Sin sus bandas sonoras seríamos, simplemente, otros
Si sus piezas instrumentales son joyas, escuchadas con letra en la voz de la portuguesa Dulce Pontes se convierten en fuegos artificiales que explotan como hojas de palmera llenando el firmamento y te abrazan sin remedio. Mención especial al tema de amor de Cinema Paradiso: Era uma vez um rasgo de magia. Dança de sombra e de luz, de sonho e fantasia... Cuando ella baja al grave del corazón de terciopelo y cuando se atreve a subir hasta aquellos agudos suaves y gráciles primero, llenos de fuerza después. Y todo flota, como si no hubiera gravedad.

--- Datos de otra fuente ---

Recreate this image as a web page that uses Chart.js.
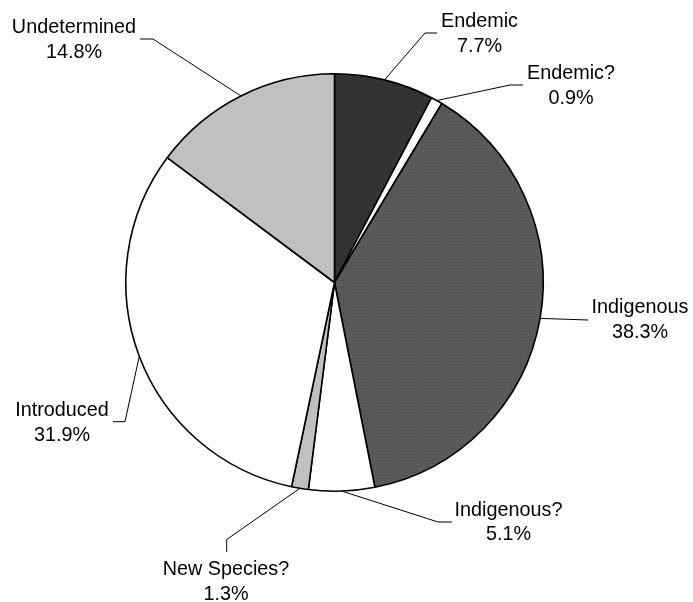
<!DOCTYPE html>
<html>
<head>
<meta charset="utf-8">
<script src="https://cdn.jsdelivr.net/npm/chart.js@4.4.1/dist/chart.umd.min.js"></script>
<style>
  html, body { margin: 0; padding: 0; background: #ffffff; }
  #wrap { width: 693px; height: 602px; position: relative; }
</style>
</head>
<body>
<div id="wrap"><canvas id="c" width="693" height="602"></canvas></div>
<script>
// ---- data ----
const categories = ["Endemic", "Endemic?", "Indigenous", "Indigenous?", "New Species?", "Introduced", "Undetermined"];
const percentages = [7.7, 0.9, 38.3, 5.1, 1.3, 31.9, 14.8];

// ---- presentation ----
function makeDotPattern() {
  const p = document.createElement('canvas');
  p.width = 3; p.height = 3;
  const g = p.getContext('2d');
  g.fillStyle = '#5a5a5a';
  g.fillRect(0, 0, 3, 3);
  g.fillStyle = '#4c4c4c';
  g.fillRect(1, 1, 1, 1);
  return g.createPattern(p, 'repeat');
}
const sliceColors = ['#333333', '#ffffff', makeDotPattern(), '#ffffff', '#c0c0c0', '#ffffff', '#c0c0c0'];

// label layout: bend points of leader (after the start on the rim) and text anchor (center x, first baseline)
const labelLayout = [
  { path: [[425, 33], [437, 33]], tx: 479.5, ty: 27 },
  { path: [[510, 85], [523, 85]], tx: 571, ty: 79 },
  { path: [[588, 320]], tx: 640, ty: 313 },
  { path: [[438, 522], [452, 522]], tx: 508.5, ty: 515.5 },
  { path: [[226.7, 539.5], [226.7, 552]], tx: 226, ty: 575 },
  { path: [[125, 421.7], [113, 421.7]], tx: 62, ty: 416 },
  { path: [[153, 39], [140, 39]], tx: 74, ty: 33 }
];

const leaderPlugin = {
  id: 'leaders',
  afterDatasetsDraw(chart) {
    const ctx = chart.ctx;
    const meta = chart.getDatasetMeta(0);
    ctx.save();
    meta.data.forEach((arc, i) => {
      const lay = labelLayout[i];
      const mid = (arc.startAngle + arc.endAngle) / 2;
      const sx = arc.x + Math.cos(mid) * arc.outerRadius;
      const sy = arc.y + Math.sin(mid) * arc.outerRadius;
      ctx.beginPath();
      ctx.moveTo(sx, sy);
      lay.path.forEach(pt => ctx.lineTo(pt[0], pt[1]));
      ctx.strokeStyle = '#000000';
      ctx.lineWidth = 1;
      ctx.stroke();
      ctx.fillStyle = '#000000';
      ctx.font = '19.8px "Liberation Sans", Arial, sans-serif';
      ctx.textAlign = 'center';
      ctx.textBaseline = 'alphabetic';
      ctx.fillText(categories[i], lay.tx, lay.ty);
      ctx.fillText(percentages[i].toFixed(1) + '%', lay.tx, lay.ty + 24.5);
    });
    ctx.restore();
  }
};

new Chart(document.getElementById('c'), {
  type: 'pie',
  data: {
    labels: categories,
    datasets: [{
      data: percentages,
      backgroundColor: sliceColors,
      borderColor: '#000000',
      borderWidth: 1.6,
      borderAlign: 'center'
    }]
  },
  options: {
    responsive: false,
    animation: false,
    layout: { padding: { left: 125, right: 149, top: 73, bottom: 110 } },
    plugins: {
      legend: { display: false },
      tooltip: { enabled: false }
    }
  },
  plugins: [leaderPlugin]
});
</script>
</body>
</html>
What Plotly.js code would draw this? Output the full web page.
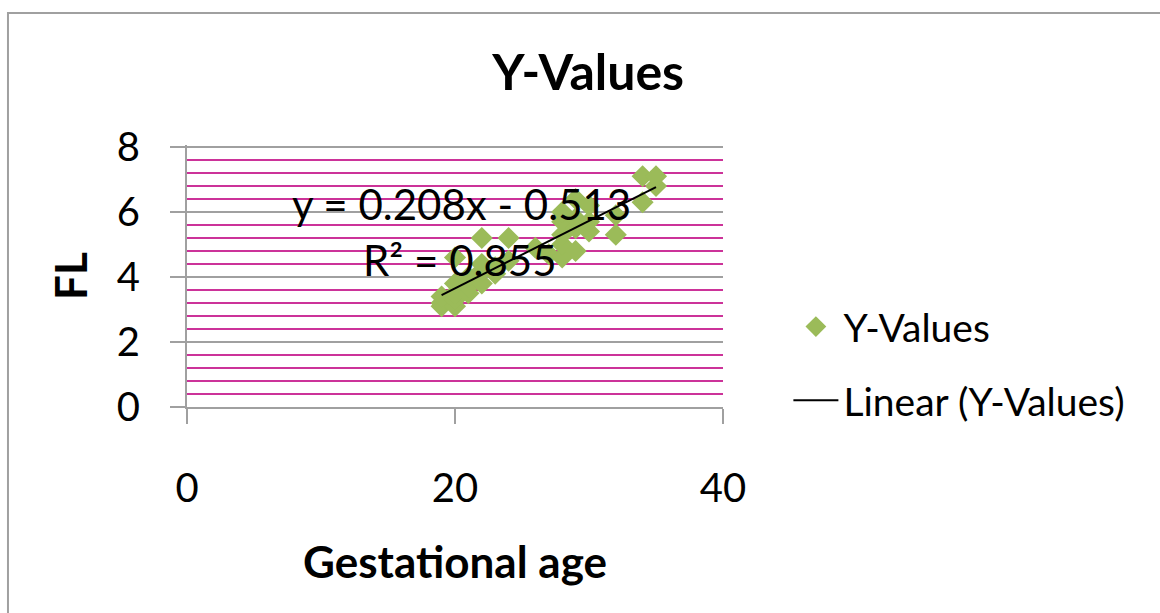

Ennio Morricone compuso más de 500 bandas sonoras. Una cifra estratosférica. En su cabeza rebosaban las tonadas y cuando él mismo dirigía la orquesta que las interpretaba, el tiempo se detenía para siempre. Y lo veías marcando el tempo discretamente y todo estaba en su sitio. Y todo brillaba. Él se ha ido y su legado es el mejor de los regalos, una biblia de la música incluso para los no creyentes. Sin sus bandas sonoras seríamos, simplemente, otros. Si las notas musicales fueran estrellas y las pudiéramos unir entre ellas con líneas como quien busca marcar las constelaciones, el dibujo resultante sería una maravillosa y eterna ondulación, como olas de mar sin agua poniéndole sal a nuestra vida. Un talento casi extraterrestre. Como venido del espacio.